The topic of my dad’s thrift has surfaced here before, so I should clarify that both my parents are extremely generous. When they showed up yesterday to visit, they brought a Lego kit for my daughter and enough chocolate to keep me content until Halloween.

They also brought their Kia Soul+, a car with more than 175,000 miles on the original spark plugs. The little subcompact has held up quite well and needed very little aside from routine maintenance items, though the steering wheel is chipping and the original key broke off the car’s apparently useless fob. With apologies to Huibert, the only adornments are the cross-drilled rotors and red front brake calipers my dad recently installed (my dad used to work security for NHRA events in Houston and knew a guy with a brake company, so he got a deal).

Kia Soul 5 Of 13There’s a loud whine as the car drives – one that my dad insists is caused by air running through the rotors, but clearly is a failing wheel bearing (or two). I will eventually convince him to fix that. In the meantime, my dad’s most immediate concern has recently been keeping the Soul from getting stolen.

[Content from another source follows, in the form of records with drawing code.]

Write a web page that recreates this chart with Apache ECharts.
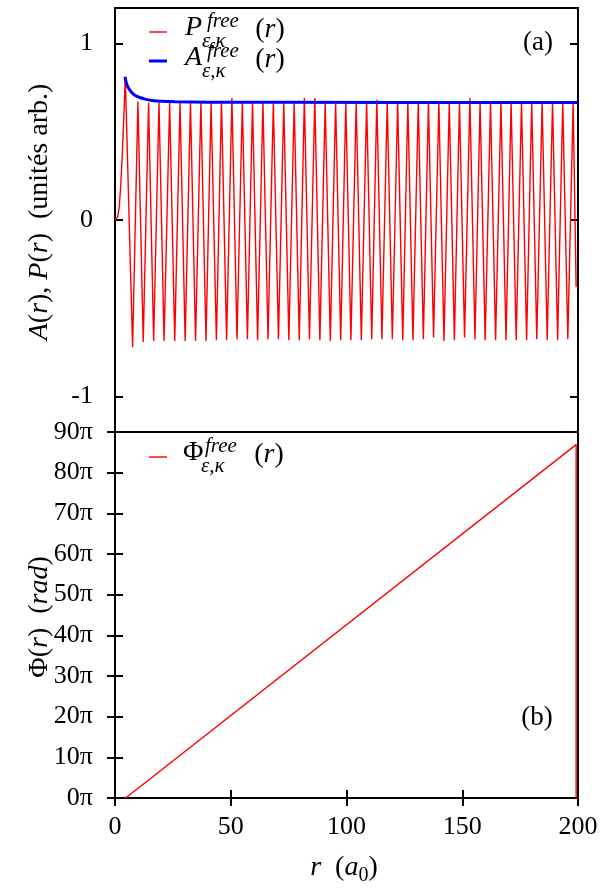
<!DOCTYPE html>
<html>
<head>
<meta charset="utf-8">
<script src="https://cdn.jsdelivr.net/npm/echarts@6/dist/echarts.min.js"></script>
<style>
  html, body { margin: 0; padding: 0; background: #fff; }
  #chart { width: 605px; height: 890px; }
</style>
</head>
<body>
<div id="chart"></div>
<script>
// 数据：P(r) 起始段、峰、谷、末点
const rStart = [0, 0.6, 1.2, 1.8, 2.4, 3.0, 3.6];
const pStart = [0, 0.003, 0.02, 0.07, 0.18, 0.33, 0.51];

const rPeak = [4.45, 9.9, 14.5, 19.0, 23.6, 28.1, 32.6, 37.1, 41.5, 46.0,
  50.5, 55.0, 59.4, 63.9, 68.4, 72.9, 77.4, 81.8, 86.3, 90.8,
  95.3, 99.7, 104.2, 108.7, 113.1, 117.6, 122.1, 126.5, 131.0, 135.4,
  139.9, 144.4, 148.8, 153.3, 157.7, 162.2, 166.7, 171.1, 175.6, 180.0,
  184.5, 189.0, 193.4, 197.9];
const pPeak = [0.81, 0.67, 0.665, 0.665, 0.665, 0.665, 0.665, 0.665, 0.665, 0.675,
  0.69, 0.665, 0.665, 0.665, 0.665, 0.665, 0.665, 0.69, 0.69, 0.665,
  0.665, 0.665, 0.665, 0.665, 0.68, 0.665, 0.665, 0.665, 0.665, 0.665,
  0.665, 0.665, 0.665, 0.69, 0.665, 0.665, 0.665, 0.665, 0.665, 0.665,
  0.665, 0.665, 0.665, 0.665];

const rTrough = [7.6, 12.2, 16.7, 21.2, 25.8, 30.3, 34.8, 39.3, 43.8, 48.2,
  52.7, 57.2, 61.6, 66.1, 70.6, 75.1, 79.6, 84.0, 88.5, 93.0,
  97.5, 101.9, 106.4, 110.9, 115.3, 119.8, 124.3, 128.7, 133.2, 137.6,
  142.1, 146.6, 151.0, 155.5, 159.9, 164.4, 168.9, 173.3, 177.8, 182.2,
  186.7, 191.2, 195.6];
const pTrough = [-0.72, -0.69, -0.685, -0.685, -0.685, -0.685, -0.685, -0.685, -0.68, -0.68,
  -0.675, -0.675, -0.68, -0.675, -0.675, -0.68, -0.68, -0.675, -0.68, -0.685,
  -0.68, -0.68, -0.68, -0.675, -0.675, -0.675, -0.68, -0.68, -0.675, -0.665,
  -0.685, -0.68, -0.665, -0.675, -0.68, -0.68, -0.68, -0.68, -0.68, -0.675,
  -0.68, -0.68, -0.675];

const rEnd = [199.2];
const pEnd = [-0.38];

// 振幅 A(r)
const rAmp = [4.3, 4.8, 5.5, 6.5, 7.5, 9, 11, 13, 16, 20, 26, 40, 70, 200];
const aAmp = [0.81, 0.78, 0.755, 0.734, 0.718, 0.703, 0.692, 0.684, 0.677, 0.672, 0.669, 0.667, 0.666, 0.665];

// 相位 Φ(r)，单位 π
const rPhase = [4.6, 199.2, 199.2];
const phiPhase = [0, 86.9, 0];

// 刻度
const yTicksTop = [-1, 0, 1];

// 组装 P(r) 折线
const pData = [];
rStart.forEach((r, i) => pData.push([r, pStart[i]]));
rPeak.forEach((r, i) => {
  pData.push([r, pPeak[i]]);
  if (i < rTrough.length) pData.push([rTrough[i], pTrough[i]]);
});
rEnd.forEach((r, i) => pData.push([r, pEnd[i]]));

const aData = rAmp.map((r, i) => [r, aAmp[i]]);
const phiData = rPhase.map((r, i) => [r, phiPhase[i]]);

const FONT = '"Liberation Serif", "DejaVu Serif", serif';
const RED = '#ff0000';
const BLUE = '#0000ff';

const tickStyle = { show: true, inside: true, length: 8, lineStyle: { color: '#000', width: 2 } };
const labelStyle = { color: '#000', fontFamily: FONT, fontSize: 26 };

// 文本小工具
function txt(x, y, text, size, italic, align) {
  return {
    type: 'text', x: x, y: y, silent: true,
    style: {
      text: text,
      font: (italic ? 'italic ' : '') + size + 'px ' + FONT,
      fill: '#000',
      textAlign: align || 'left', align: align || 'left',
      textVerticalAlign: 'middle', verticalAlign: 'middle'
    }
  };
}
function richTxt(x, y, text, rotation, size) {
  const fs = size || 26;
  return {
    type: 'text', x: x, y: y, rotation: rotation || 0, silent: true,
    style: {
      text: text,
      font: fs + 'px ' + FONT,
      fill: '#000',
      textAlign: 'center', align: 'center',
      textVerticalAlign: 'middle', verticalAlign: 'middle',
      rich: {
        n: { fontFamily: FONT, fontSize: fs, lineHeight: 36, verticalAlign: 'middle' },
        i: { fontFamily: FONT, fontSize: fs, fontStyle: 'italic', lineHeight: 36, verticalAlign: 'middle' },
        sub: { fontFamily: FONT, fontSize: 20, lineHeight: 20, verticalAlign: 'bottom' }
      }
    }
  };
}
function legLine(y, color, w) {
  return {
    type: 'line', silent: true,
    shape: { x1: 149, y1: y, x2: 167, y2: y },
    style: { stroke: color, lineWidth: w }
  };
}

const chart = echarts.init(document.getElementById('chart'), null, { renderer: 'canvas' });

chart.setOption({
  animation: false,
  backgroundColor: '#fff',
  grid: [
    { left: 115, top: 8, width: 463, height: 424, show: true, borderColor: '#000', borderWidth: 2, backgroundColor: 'transparent' },
    { left: 115, top: 432, width: 463, height: 366, show: true, borderColor: '#000', borderWidth: 2, backgroundColor: 'transparent' }
  ],
  xAxis: [
    { type: 'value', gridIndex: 0, min: 0, max: 200, show: false },
    {
      type: 'value', gridIndex: 1, min: 0, max: 200, interval: 50,
      axisLine: { show: false }, splitLine: { show: false },
      axisTick: tickStyle,
      axisLabel: Object.assign({ margin: 16 }, labelStyle)
    },
    {
      type: 'value', gridIndex: 1, min: 0, max: 200, interval: 50, position: 'top',
      axisLine: { show: false }, splitLine: { show: false },
      axisTick: tickStyle, axisLabel: { show: false }
    }
  ],
  yAxis: [
    {
      type: 'value', gridIndex: 0, min: -1.2, max: 1.2,
      axisLine: { show: false }, splitLine: { show: false },
      axisTick: Object.assign({ customValues: yTicksTop }, tickStyle),
      axisLabel: Object.assign({ margin: 22, customValues: yTicksTop }, labelStyle)
    },
    {
      type: 'value', gridIndex: 0, min: -1.2, max: 1.2, position: 'right',
      axisLine: { show: false }, splitLine: { show: false },
      axisTick: Object.assign({ customValues: yTicksTop }, tickStyle),
      axisLabel: { show: false }
    },
    {
      type: 'value', gridIndex: 1, min: 0, max: 90, interval: 10,
      axisLine: { show: false }, splitLine: { show: false },
      axisTick: tickStyle,
      axisLabel: Object.assign({ margin: 22, formatter: '{value}π' }, labelStyle)
    },
    {
      type: 'value', gridIndex: 1, min: 0, max: 90, interval: 10, position: 'right',
      axisLine: { show: false }, splitLine: { show: false },
      axisTick: tickStyle, axisLabel: { show: false }
    }
  ],
  series: [
    {
      name: 'P', type: 'line', xAxisIndex: 0, yAxisIndex: 0, data: pData,
      showSymbol: false, lineStyle: { color: RED, width: 1.4 }, z: 3
    },
    {
      name: 'A', type: 'line', xAxisIndex: 0, yAxisIndex: 0, data: aData,
      showSymbol: false, smooth: 0.3, lineStyle: { color: BLUE, width: 3 }, z: 4
    },
    {
      name: 'Phi', type: 'line', xAxisIndex: 1, yAxisIndex: 2, data: phiData,
      showSymbol: false, lineStyle: { color: RED, width: 1.4 }, z: 3
    }
  ],
  graphic: [
    // 图例 (a)
    legLine(32, RED, 1.4),
    txt(185, 28, 'P', 28, true),
    txt(207, 21, 'free', 21, true),
    txt(202, 41, 'ε,κ', 21, true),
    richTxt(270, 30, '({i|r})', 0, 28),
    legLine(61, BLUE, 3),
    txt(185, 58, 'A', 28, true),
    txt(207, 51, 'free', 21, true),
    txt(202, 71, 'ε,κ', 21, true),
    richTxt(270, 60, '({i|r})', 0, 28),
    // 图例 (b)
    legLine(457, RED, 1.4),
    txt(183, 453, 'Φ', 28, false),
    txt(205, 446, 'free', 21, true),
    txt(201, 466, 'ε,κ', 21, true),
    richTxt(269, 455, '({i|r})', 0, 28),
    // 面板标记
    txt(538, 43, '(a)', 27, false, 'center'),
    txt(537, 718, '(b)', 27, false, 'center'),
    // 轴标题
    richTxt(40, 212, '{i|A}({i|r}), {i|P}({i|r})  (unités arb.)', Math.PI / 2, 28),
    richTxt(40, 617, 'Φ({i|r})  ({i|rad})', Math.PI / 2, 28),
    richTxt(344, 868, '{i|r}  ({i|a}{sub|0})', 0, 28)
  ]
});
</script>
</body>
</html>
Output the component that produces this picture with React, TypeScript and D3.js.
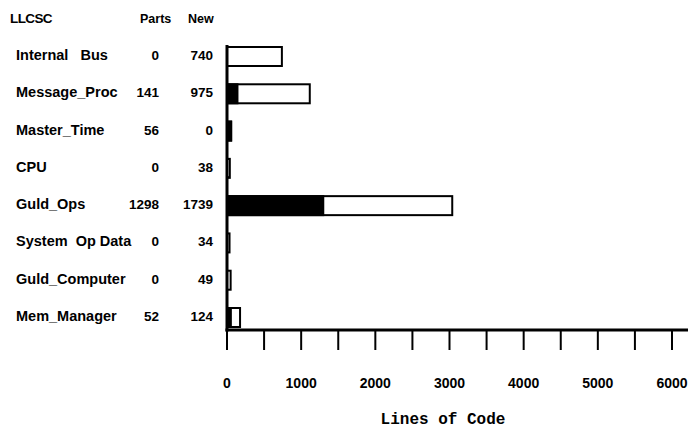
import * as d3 from "d3";

// LLCSC rows, read top to bottom
const llcsc = [
  "Internal   Bus",
  "Message_Proc",
  "Master_Time",
  "CPU",
  "Guld_Ops",
  "System  Op Data",
  "Guld_Computer",
  "Mem_Manager",
];
const parts = [0, 141, 56, 0, 1298, 0, 0, 52];
const newLines = [740, 975, 0, 38, 1739, 34, 49, 124];
const tickLabels = [0, 1000, 2000, 3000, 4000, 5000, 6000];

const W = 688;
const H = 429;
const sans = "'Liberation Sans', Arial, Helvetica, sans-serif";

export default function App() {
  const x = d3.scaleLinear().domain([0, 6000]).range([227, 672]);
  const y = d3.scalePoint<string>().domain(llcsc).range([56.5, 317.5]);
  const barH = 19;
  const axisY = 330;
  const minorTicks = d3.range(0, 6001, 500);

  return (
    <svg
      width={W}
      height={H}
      style={{ position: "absolute", left: 0, top: 0, background: "#fff" }}
      fontFamily={sans}
      fontWeight="bold"
    >
      {/* headers */}
      <text x={10} y={23} fontSize={13.5} letterSpacing={-0.6}>LLCSC</text>
      <text x={140} y={23} fontSize={12.5}>Parts</text>
      <text x={188} y={23} fontSize={12.5}>New</text>

      {/* row labels + numbers */}
      {llcsc.map((name, i) => {
        const base = (y(name) ?? 0) + 3.5;
        return (
          <g key={name}>
            <text x={16} y={base} fontSize={14.5} style={{ whiteSpace: "pre" }}>
              {name}
            </text>
            <text x={159} y={base} fontSize={13.5} textAnchor="end">{parts[i]}</text>
            <text x={213} y={base} fontSize={13.5} textAnchor="end">{newLines[i]}</text>
          </g>
        );
      })}

      {/* bars */}
      {llcsc.map((name, i) => {
        const top = (y(name) ?? 0) - barH / 2;
        const total = parts[i] + newLines[i];
        if (total === 0) return null;
        return (
          <g key={"b" + name}>
            <rect
              x={x(0)}
              y={top}
              width={x(total) - x(0)}
              height={barH}
              fill="#fff"
              stroke="#000"
              strokeWidth={2}
            />
            {parts[i] > 0 && (
              <rect x={x(0)} y={top} width={x(parts[i]) - x(0)} height={barH} fill="#000" stroke="#000" strokeWidth={2} />
            )}
          </g>
        );
      })}

      {/* axes */}
      <line x1={x(0)} x2={x(0)} y1={45} y2={axisY + 1.5} stroke="#000" strokeWidth={3} />
      <line x1={x(0) - 1.5} x2={W} y1={axisY} y2={axisY} stroke="#000" strokeWidth={3} />
      {minorTicks.map((t) => (
        <line key={t} x1={x(t)} x2={x(t)} y1={axisY} y2={axisY + 20} stroke="#000" strokeWidth={2} />
      ))}
      {tickLabels.map((t) => (
        <text key={t} x={x(t)} y={388} fontSize={14} textAnchor="middle">
          {t}
        </text>
      ))}

      <text
        x={443}
        y={424}
        fontSize={16}
        textAnchor="middle"
        fontFamily="'Liberation Mono', 'Courier New', monospace"
      >
        Lines of Code
      </text>
    </svg>
  );
}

Why? Because some teenagers figured out how to steal Kia products with a USB cable and told everyone on TikTok about it. I’d like to say this is some sort of hi-tech kid hacking, but it turns out someone just realized that a bunch of Kia and Hyundai products were sold without the immobilizers common on lots of modern cars. If you knock the cylinder pin-tumbler part of the lock off (which you can do with almost no effort), you can just stick a USB-sized whatever in the hole and the car starts like normal.

Kia Soul 12 Of 13

This omission was probably a cost-save, but between the recall and the $200 million settlement, I’m not sure that’s ultimately worked out for the company.

So when my dad got a letter stating that he could get a free steering wheel lock, he jumped at the chance. More specifically, he called Kia (there was a QR code but my father was not interested in trying to make that work), and they verified his ownership and sent a lock in the mail.

“It came in a biiig box” my dad told me, pantomiming something about the size of a rifle.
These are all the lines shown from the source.